→ AIM
Repeat everything from the first line of the listing below through the line that contains "ax2 = ax.twinx()", exactly. Leave out pictures.

→ SOURCE MATERIAL

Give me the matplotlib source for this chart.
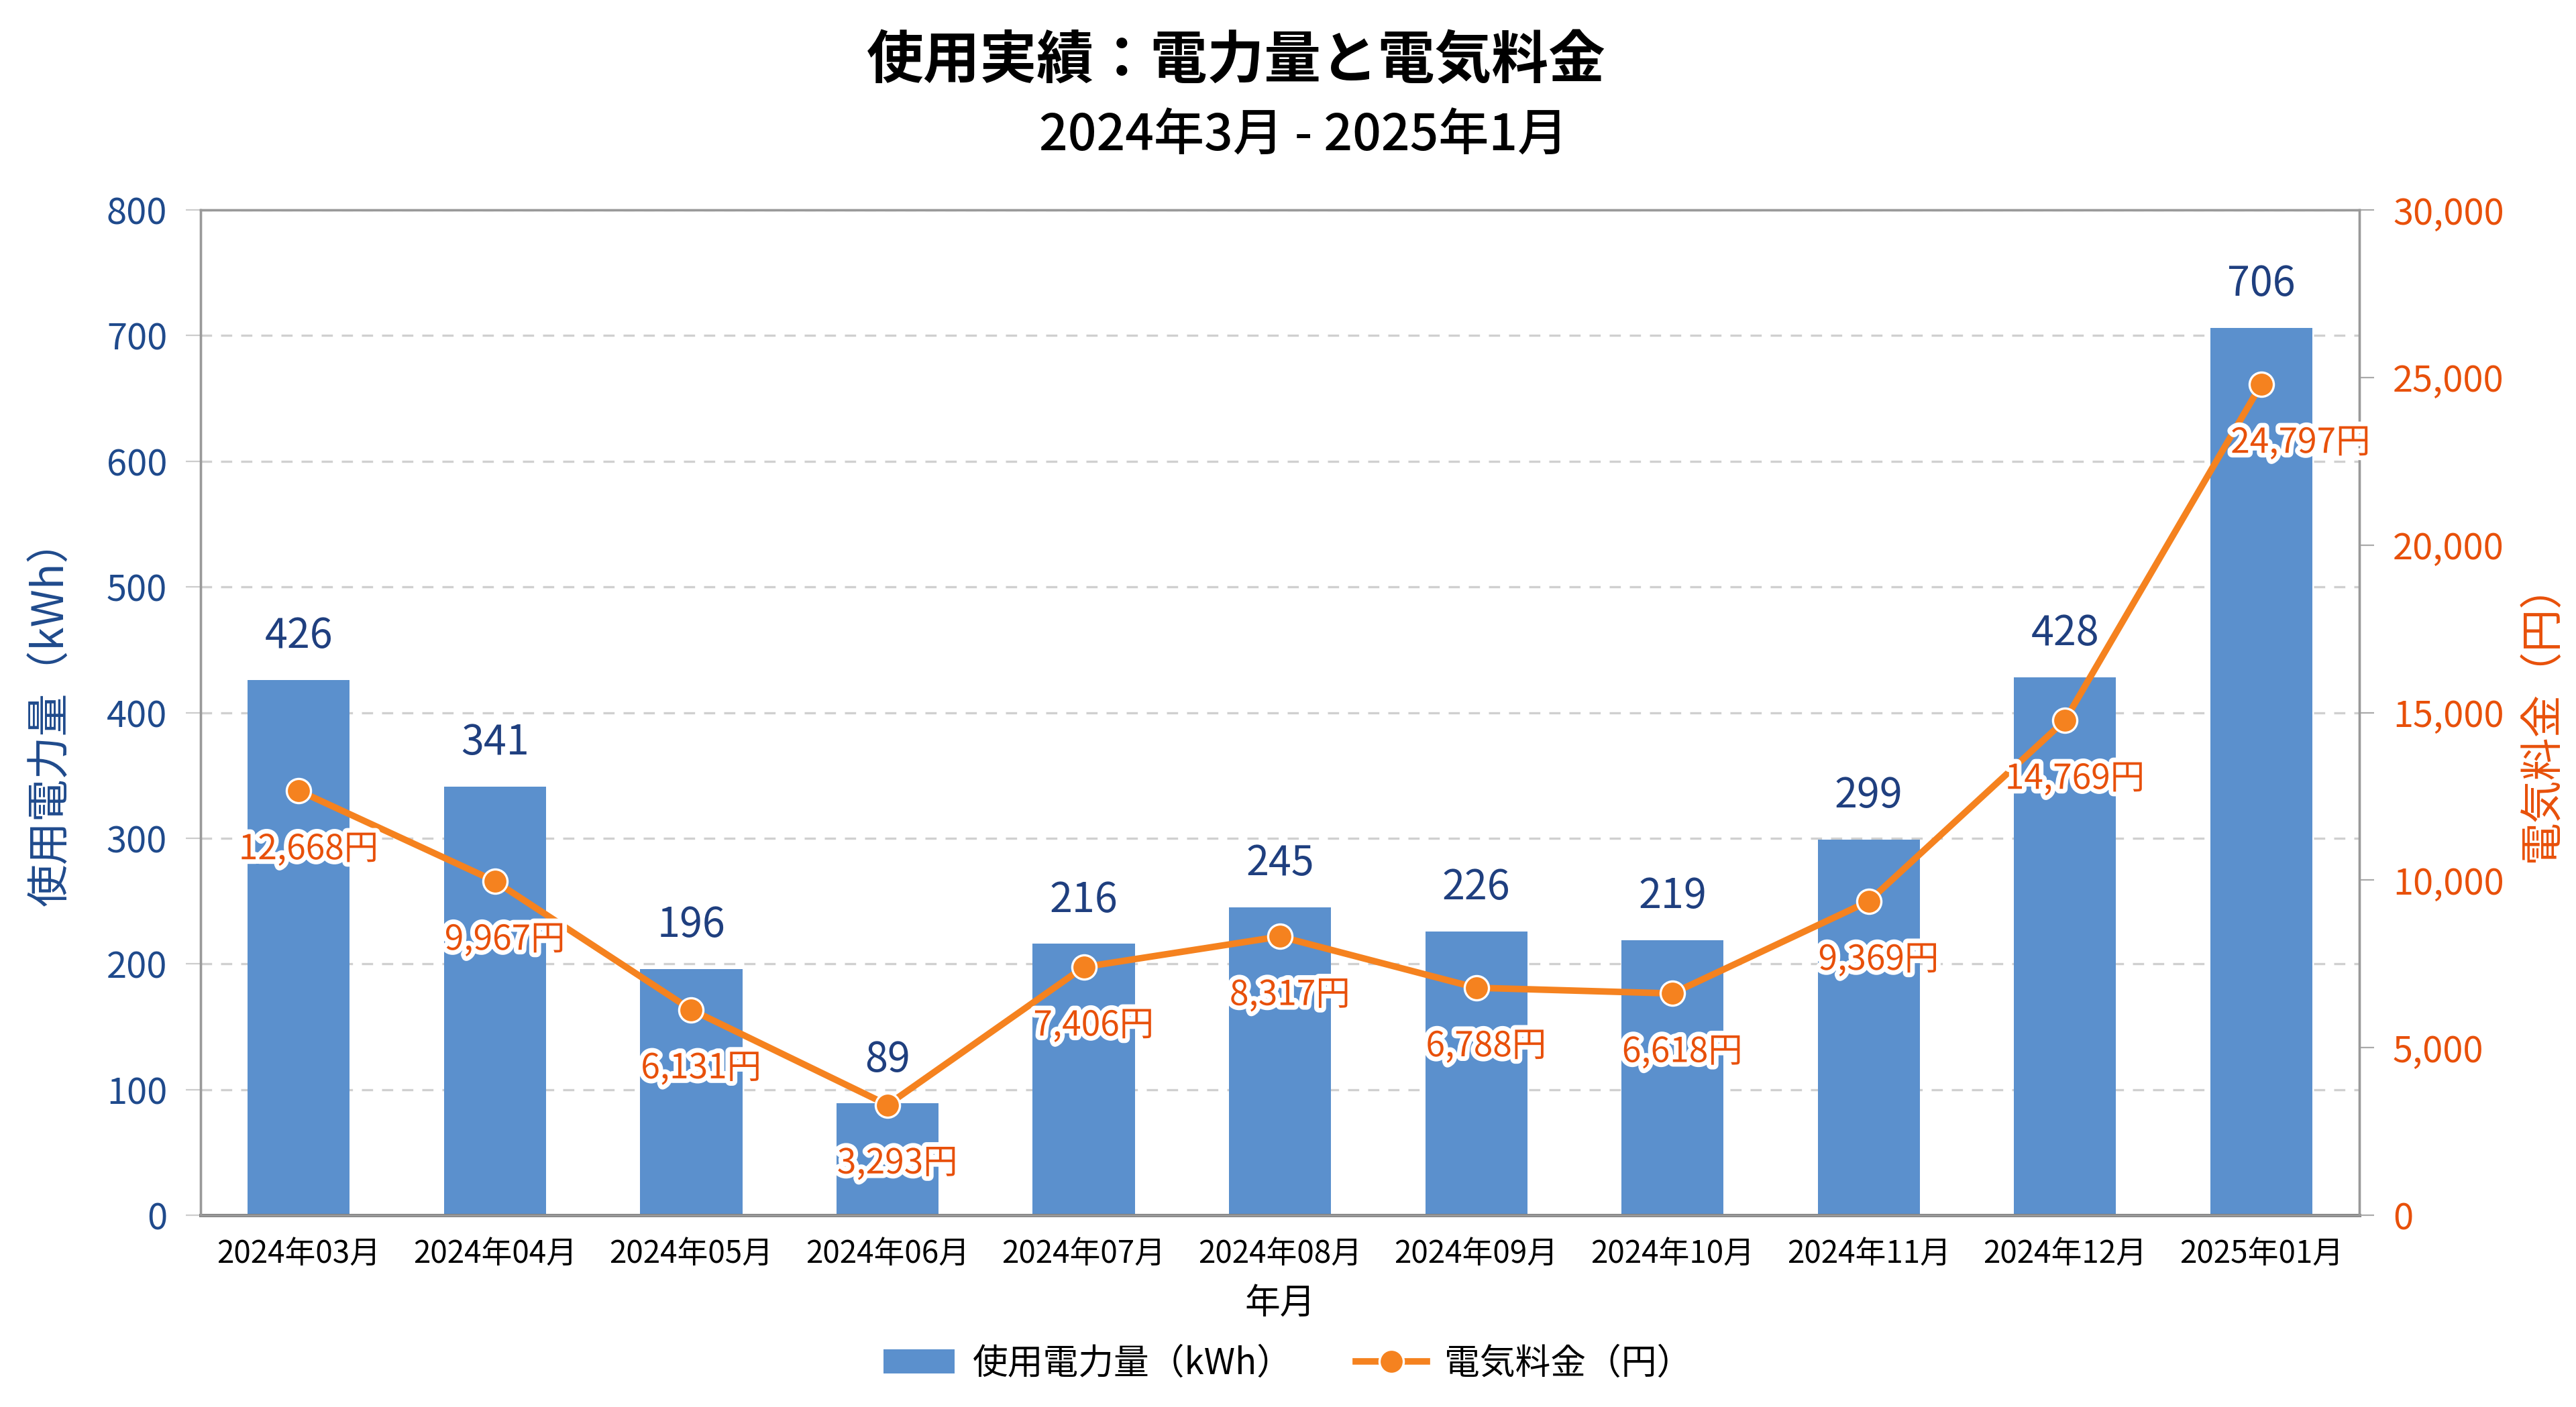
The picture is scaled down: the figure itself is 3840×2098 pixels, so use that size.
import numpy as np
import matplotlib.pyplot as plt
import matplotlib.patheffects as pe
from matplotlib.ticker import FuncFormatter

plt.rcParams['font.family'] = ['Noto Sans CJK JP', 'DejaVu Sans']

months = ["2024年03月", "2024年04月", "2024年05月", "2024年06月", "2024年07月", "2024年08月",
          "2024年09月", "2024年10月", "2024年11月", "2024年12月", "2025年01月"]
usage_kwh = [426, 341, 196, 89, 216, 245, 226, 219, 299, 428, 706]
cost_yen = [12668, 9967, 6131, 3293, 7406, 8317, 6788, 6618, 9369, 14769, 24797]

bar_color = "#5B90CD"
line_color = "#F5821F"
cost_text = "#E8500A"
left_color = "#1F4A8C"

fig = plt.figure(figsize=(19.2, 10.49), dpi=200)
ax = fig.add_axes([0.0779, 0.1363, 0.838, 0.7145])
ax2 = ax.twinx()

x = np.arange(len(months))
bars = ax.bar(x, usage_kwh, width=0.52, color=bar_color, zorder=2, label="使用電力量（kWh）")
ax.set_ylim(0, 800)
ax.set_xlim(-0.5, len(months) - 0.5)
ax.set_yticks(range(0, 801, 100))
ax.grid(axis="y", color="#d0d0d0", linestyle=(0, (5, 4)), linewidth=1.2, zorder=0)
ax.set_axisbelow(True)
ax.set_xticks(x)
ax.set_xticklabels(months, fontsize=16.5)
ax.tick_params(axis="x", length=0, pad=12)
ax.tick_params(axis="y", colors="#cccccc", labelcolor=left_color, labelsize=19.5, length=8, pad=10)
ax.set_ylabel("使用電力量（kWh）", fontsize=23, color=left_color, labelpad=18)
ax.set_xlabel("年月", fontsize=19, labelpad=8)

for xi, v in zip(x, usage_kwh):
    ax.text(xi, v + 18, str(v), ha="center", va="bottom", fontsize=22, color="#1F3F7F", zorder=5)

line, = ax2.plot(x, cost_yen, color=line_color, linewidth=3.5, marker="o", markersize=13,
                 markeredgecolor="white", markeredgewidth=1.2, zorder=4, label="電気料金（円）")
ax2.set_ylim(0, 30000)
ax2.set_yticks(range(0, 30001, 5000))
ax2.yaxis.set_major_formatter(FuncFormatter(lambda v, p: f"{int(v):,}"))
ax2.tick_params(axis="y", colors="#aaaaaa", labelcolor=cost_text, labelsize=19.5, length=8, pad=10)
ax2.set_ylabel("電気料金（円）", fontsize=23, color=cost_text, rotation=90, labelpad=8)

for i, (xi, v) in enumerate(zip(x, cost_yen)):
    dx = 0.2 if i == len(x) - 1 else 0.05
    t = ax2.text(xi + dx, v - 1750, f"{v:,}円", ha="center", va="center", fontsize=18.5,
                 color=cost_text, zorder=6)
    t.set_path_effects([pe.withStroke(linewidth=5, foreground="white")])

for a in (ax, ax2):
    for s in a.spines.values():
        s.set_color("#999999")
        s.set_linewidth(1.2)
ax.spines["bottom"].set_color("#777777")
ax.spines["bottom"].set_linewidth(1.8)
ax2.patch.set_visible(False)

fig.legend([bars, line], ["使用電力量（kWh）", "電気料金（円）"], loc="center",
           bbox_to_anchor=(0.5, 0.031), ncol=2, frameon=False, fontsize=19,
           handlelength=2.0, handletextpad=0.5, columnspacing=1.8)

fig.text(0.48, 0.957, "使用実績：電力量と電気料金", ha="center", va="center",
         fontsize=30.5, fontweight="bold")
fig.text(0.506, 0.903, "2024年3月 - 2025年1月", ha="center", va="center", fontsize=27,
         fontweight="medium")

fig.savefig("out.png", dpi=200, facecolor="white")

→ FULL OUTPUT
Give me the matplotlib source for this chart.
The picture is scaled down: the figure itself is 3840×2098 pixels, so use that size.
import numpy as np
import matplotlib.pyplot as plt
import matplotlib.patheffects as pe
from matplotlib.ticker import FuncFormatter

plt.rcParams['font.family'] = ['Noto Sans CJK JP', 'DejaVu Sans']

months = ["2024年03月", "2024年04月", "2024年05月", "2024年06月", "2024年07月", "2024年08月",
          "2024年09月", "2024年10月", "2024年11月", "2024年12月", "2025年01月"]
usage_kwh = [426, 341, 196, 89, 216, 245, 226, 219, 299, 428, 706]
cost_yen = [12668, 9967, 6131, 3293, 7406, 8317, 6788, 6618, 9369, 14769, 24797]

bar_color = "#5B90CD"
line_color = "#F5821F"
cost_text = "#E8500A"
left_color = "#1F4A8C"

fig = plt.figure(figsize=(19.2, 10.49), dpi=200)
ax = fig.add_axes([0.0779, 0.1363, 0.838, 0.7145])
ax2 = ax.twinx()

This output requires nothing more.